One of his most remarkable sentences was:

“Make a better world, do you hear me? Don’t force me to come back!”


 

FERNANDO LOPES GRAÇA

Born in Tomar on the 17th December 1906.

In 1923, he attends the  Curso Superior do Conservatório of  Lisbon.

In 1928 he would also attend the Course of  Historical and Philosophical Science in the University of Lisbon, but he ends up by abandoning it in 1931, as a protest against the repression  on students during an academic strike.

In 1932, the day he, with the highest marks, finished the examinations to become a teacher of solfeggio and piano in the National Conservatory, he is arrested by the political police, is sent to jail and finally moved to Alpiarça.

In 1934 he applies for a scholarship in the music area, in Paris. He wins the contest but the decision of the jury is annulled by order of the political police. In September 1935 he is arrested one more time, and sent to the Forte of Caxias, the prison where political dissidents were kept.
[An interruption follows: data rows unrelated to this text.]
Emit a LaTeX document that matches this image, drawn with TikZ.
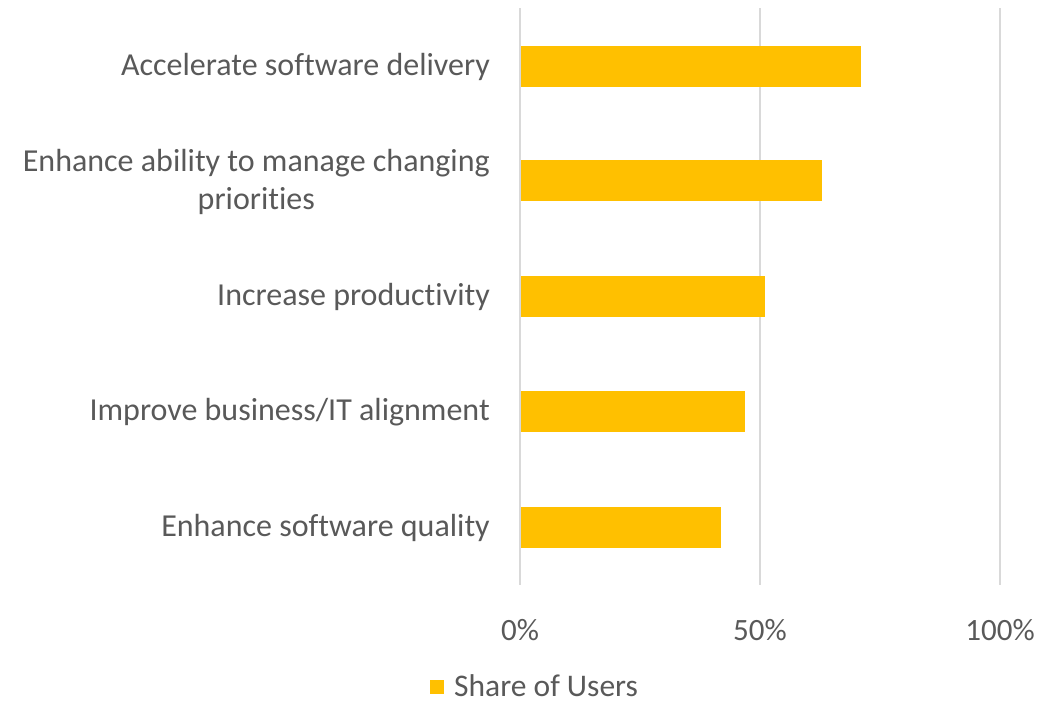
\documentclass[tikz,border=0pt]{standalone}
\usepackage{fontspec}
\setmainfont{Carlito}[Ligatures={NoCommon}]
\definecolor{bargold}{HTML}{FFC000}
\definecolor{gridgray}{HTML}{D9D9D9}
\definecolor{txtgray}{HTML}{595959}
\begin{document}
\begin{tikzpicture}[x=1pt,y=-1pt,
  grid/.style={draw=gridgray,line width=2pt},
  bar/.style={fill=bargold,draw=none},
  cat/.style={anchor=east,text=txtgray,font=\fontsize{32}{38}\selectfont,align=center,inner sep=0pt},
  tick/.style={anchor=center,text=txtgray,font=\fontsize{31}{36}\selectfont,inner sep=0pt}]
\useasboundingbox (0,0) rectangle (1064,702);
% gridlines
\foreach \x/\n in {520/g0,760/g50,1000/g100}{
  \coordinate (\n t) at (\x,8);
  \coordinate (\n b) at (\x,585);
  \draw[grid] (\n t) -- (\n b);
}
% bars
\foreach \yc/\xe/\n in {66/861/b1,180.5/822/b2,296/765/b3,411.5/745/b4,527/721/b5}{
  \fill[bar] (521,\yc-20.5) rectangle (\xe,\yc+20.5);
}
% category labels
\node[cat] (l1) at (490,67) {Accelerate software delivery};
\node[cat] (l2) at (490,181.5) {Enhance ability to manage changing\\priorities};
\node[cat] (l3) at (490,297) {Increase productivity};
\node[cat] (l4) at (490,412.5) {Improve business/IT alignment};
\node[cat] (l5) at (490,528) {Enhance software quality};
% axis labels
\node[tick] (t0) at (520,630) {0\%};
\node[tick] (t50) at (760,630) {50\%};
\node[tick] (t100) at (1000,630) {100\%};
% legend
\fill[bar] (430,680) rectangle (444,694);
\node[anchor=west,text=txtgray,font=\fontsize{31.5}{36}\selectfont,inner sep=0pt] (leg) at (454,686) {Share of Users};
\end{tikzpicture}
\end{document}
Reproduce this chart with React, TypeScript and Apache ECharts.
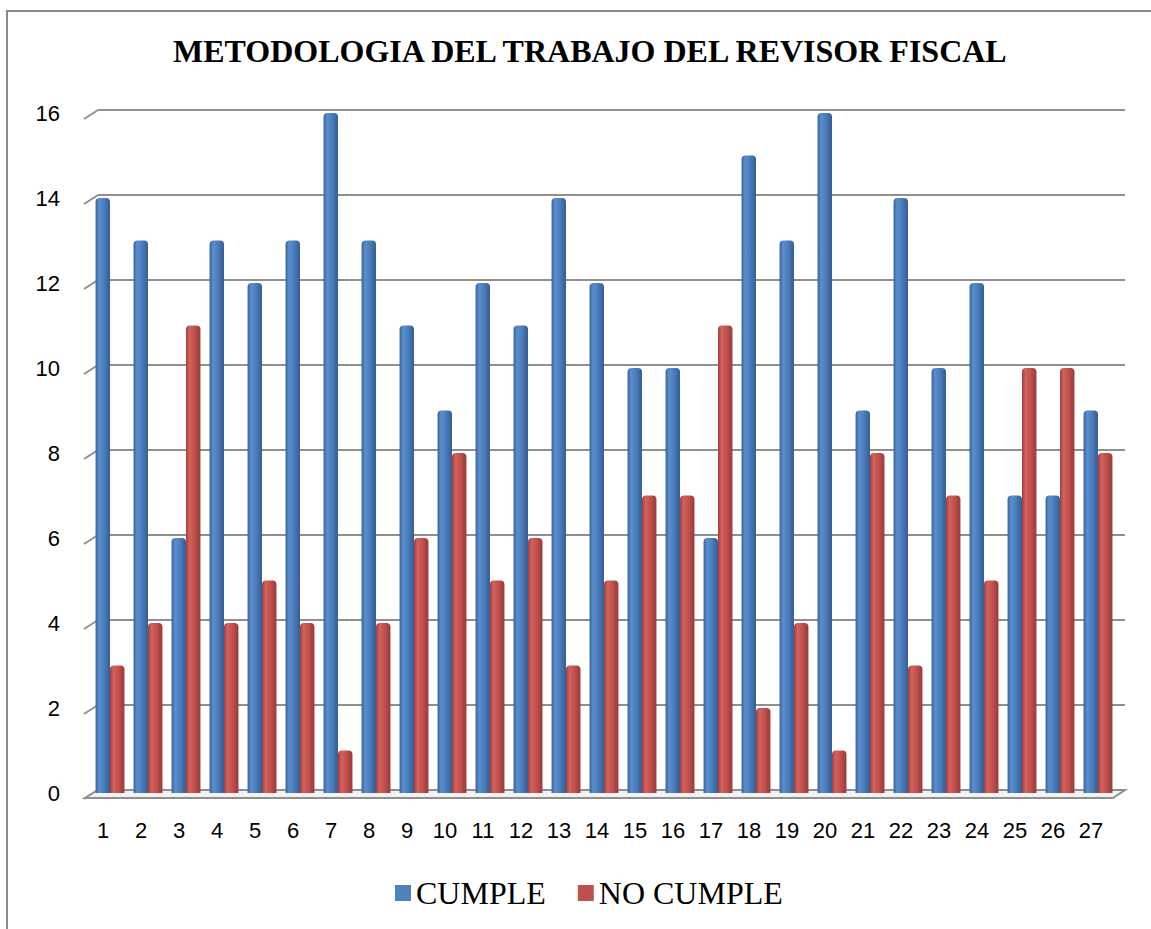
import React, { useEffect, useRef } from "react";
import * as echarts from "echarts";

const categories = ["1","2","3","4","5","6","7","8","9","10","11","12","13","14","15","16","17","18","19","20","21","22","23","24","25","26","27"];
const cumple = [14,13,6,13,12,13,16,13,11,9,12,11,14,12,10,10,6,15,13,16,9,14,10,12,7,7,9];
const noCumple = [3,4,11,4,5,4,1,4,6,8,5,6,3,5,7,7,11,2,4,1,8,3,7,5,10,10,8];
const yTicks = [0,2,4,6,8,10,12,14,16];
const titleText = "METODOLOGIA DEL TRABAJO DEL REVISOR FISCAL";

const blueGrad = new echarts.graphic.LinearGradient(0, 0, 1, 0, [
  { offset: 0, color: "#37629a" },
  { offset: 0.25, color: "#5b8ecf" },
  { offset: 0.6, color: "#4b7cba" },
  { offset: 1, color: "#345d93" },
]);
const redGrad = new echarts.graphic.LinearGradient(0, 0, 1, 0, [
  { offset: 0, color: "#a33e3b" },
  { offset: 0.25, color: "#d2625e" },
  { offset: 0.6, color: "#c0504d" },
  { offset: 1, color: "#983a37" },
]);

const squareIcon = "path://M0,0L16,0L16,16L0,16Z";

export default function App() {
  const ref = useRef<HTMLDivElement>(null);
  useEffect(() => {
    if (!ref.current) return;
    const chart = echarts.init(ref.current, null, { renderer: "svg" });
    const axisFont = { fontFamily: "Liberation Sans", fontSize: 22, color: "#000" };
    chart.setOption({
      animation: false,
      backgroundColor: "#fff",
      title: {
        text: titleText,
        left: 168,
        top: 30,
        textStyle: { fontFamily: "Liberation Serif", fontWeight: "bold", fontSize: 32, color: "#000" },
      },
      legend: {
        left: 390,
        top: 872,
        itemWidth: 16,
        itemHeight: 16,
        itemGap: 32,
        textStyle: { fontFamily: "Liberation Serif", fontSize: 32, color: "#000" },
        data: [
          { name: "CUMPLE", icon: squareIcon, itemStyle: { color: "#4f81bd", borderWidth: 0 } },
          { name: "NO CUMPLE", icon: squareIcon, itemStyle: { color: "#c0504d", borderWidth: 0 } },
        ],
      },
      grid: [
        { left: 91, right: 34, top: 113, bottom: 136 },
        { left: 98, right: 26, top: 110, bottom: 139 },
      ],
      xAxis: [
        {
          type: "category",
          gridIndex: 0,
          data: categories,
          axisLine: { show: false },
          axisTick: { show: false },
          axisLabel: { ...axisFont, margin: 26, padding: [0, 14, 0, 0] },
        },
        { type: "value", gridIndex: 1, min: 0, max: 1, show: false },
      ],
      yAxis: [
        {
          type: "value",
          gridIndex: 0,
          min: 0,
          max: 16,
          interval: 2,
          axisLine: { show: false },
          axisTick: { show: false },
          splitLine: { show: false },
          axisLabel: { ...axisFont, margin: 31, padding: [12, 0, 0, 0] },
        },
        {
          type: "value",
          gridIndex: 1,
          min: 0,
          max: 16,
          interval: 2,
          axisLine: { show: false },
          axisTick: { show: false },
          axisLabel: { show: false },
          splitLine: { show: true, lineStyle: { color: "#8f8f8f", width: 2 } },
        },
      ],
      series: [
        {
          name: "CUMPLE",
          type: "bar",
          xAxisIndex: 0,
          yAxisIndex: 0,
          data: cumple,
          barGap: "0%",
          barCategoryGap: "24%",
          z: 3,
          itemStyle: { color: blueGrad, borderRadius: [4, 4, 0, 0] },
        },
        {
          name: "NO CUMPLE",
          type: "bar",
          xAxisIndex: 0,
          yAxisIndex: 0,
          data: noCumple,
          barGap: "0%",
          barCategoryGap: "24%",
          z: 3,
          itemStyle: { color: redGrad, borderRadius: [4, 4, 0, 0] },
        },
      ],
    });

    const graphics: any[] = [
      {
        type: "rect",
        shape: { x: 7, y: 11, width: 1200, height: 1000 },
        style: { fill: "none", stroke: "#898989", lineWidth: 2 },
        z: 0,
        silent: true,
      },
    ];
    yTicks.forEach((v) => {
      const p = chart.convertToPixel({ xAxisIndex: 1, yAxisIndex: 1 }, [0, v]) as number[];
      graphics.push({
        type: "line",
        shape: { x1: p[0] - 14, y1: p[1] + 9, x2: p[0], y2: p[1] },
        style: { stroke: "#8f8f8f", lineWidth: 2 },
        z: 1,
        silent: true,
      });
    });
    const b0 = chart.convertToPixel({ xAxisIndex: 1, yAxisIndex: 1 }, [0, 0]) as number[];
    const b1 = chart.convertToPixel({ xAxisIndex: 1, yAxisIndex: 1 }, [1, 0]) as number[];
    graphics.push({
      type: "polygon",
      shape: {
        points: [
          [b0[0], b0[1]],
          [b1[0], b1[1]],
          [b1[0] - 12, b1[1] + 8],
          [b0[0] - 13, b0[1] + 8],
        ],
      },
      style: { fill: "#f2f2f2", stroke: "#8f8f8f", lineWidth: 2 },
      z: 1,
      silent: true,
    });
    chart.setOption({ graphic: graphics });
    return () => chart.dispose();
  }, []);
  return (
    <div
      ref={ref}
      style={{ position: "fixed", left: 0, top: 0, width: 1151, height: 929 }}
    />
  );
}
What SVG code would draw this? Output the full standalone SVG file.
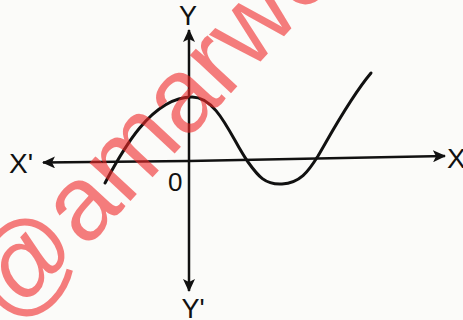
<svg xmlns="http://www.w3.org/2000/svg" width="463" height="320" viewBox="0 0 463 320">
<style>
.lbl{font-family:"Liberation Sans",Arial,sans-serif;fill:#111;}
.ax{stroke:#111;stroke-width:2.5;fill:none;}
.crv{stroke:#111;stroke-width:3;fill:none;stroke-linecap:round;}
.wm{font-family:"Liberation Sans",Arial,sans-serif;font-size:106px;fill:#f02828;fill-opacity:0.6;}
</style>
<defs>
<marker id="ah" viewBox="0 0 13 12" refX="12" refY="6" markerWidth="13" markerHeight="12" markerUnits="userSpaceOnUse" orient="auto">
<path d="M0,0 L13,6 L0,12 L3,6 Z" fill="#111"/>
</marker>
</defs>
<rect width="463" height="320" fill="#fbfbf9"/>
<g id="connectors">
<line id="x-axis-right" class="ax" x1="189" y1="161" x2="445" y2="156" marker-end="url(#ah)"/>
<line id="x-axis-left" class="ax" x1="189" y1="161" x2="43" y2="162.5" marker-end="url(#ah)"/>
<line id="y-axis-up" class="ax" x1="189" y1="161" x2="189" y2="30" marker-end="url(#ah)"/>
<line id="y-axis-down" class="ax" x1="189" y1="161" x2="189" y2="291" marker-end="url(#ah)"/>
</g>
<g id="curve">
<path class="crv" d="M105,183 C120,155 150,97 192,97 C218,97 232,140 248,162 C258,176 265,185 282,184 C300,183 308,172 318,156 C332,132 350,98 371,73"/>
</g>
<g id="label-Y"><text class="lbl" x="188" y="25" font-size="27" text-anchor="middle">Y</text></g>
<g id="label-Y-prime"><text class="lbl" x="193" y="318" font-size="27" text-anchor="middle">Y'</text></g>
<g id="label-X-prime"><text class="lbl" x="9" y="173" font-size="28">X'</text></g>
<g id="label-X"><text class="lbl" x="447" y="168" font-size="28">X</text></g>
<g id="label-O"><text class="lbl" x="168" y="191" font-size="26">0</text></g>
<g id="watermark"><text class="wm" transform="translate(12,328) rotate(-47)">@amarwe</text></g>
</svg>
 He is liberated in 1937 and goes to Paris, where he studies Composition and Orchestration with Koechlin.

 He returns to Portugal in 1939, after having refused the French nationality.

In 1945 he becomes a member of the MUD  (Movement of Democratic Unity)  creating  the Choir of the Grupo Dramático Lisbonense, later the Coro da Academia dos Amadores de Música.

His ‘Portuguese Regional Songs’ and ‘Heroic Songs’ are sung by the choir all over the country.

At that period he becomes a member of the Portuguese Communist Party.  The repression by the fascist regime grows and becomes more evident.

In the fifties, national orchestras are forbidden to play works by Fernando Lopes Graça, his copyrights as an author are denied to him and his teaching certificate is annulled.

He is the author of a vast literary work with reflexions on Portuguese and contemporary music, but the most important is his musical heritage, with concerts for piano and orchestra, choral pieces of national folkloric inspiration, his ‘Requiem for the Victims of Fascism’ (1979).  Fernando Lopes Graça died in Cascais, on the 27th November 1994.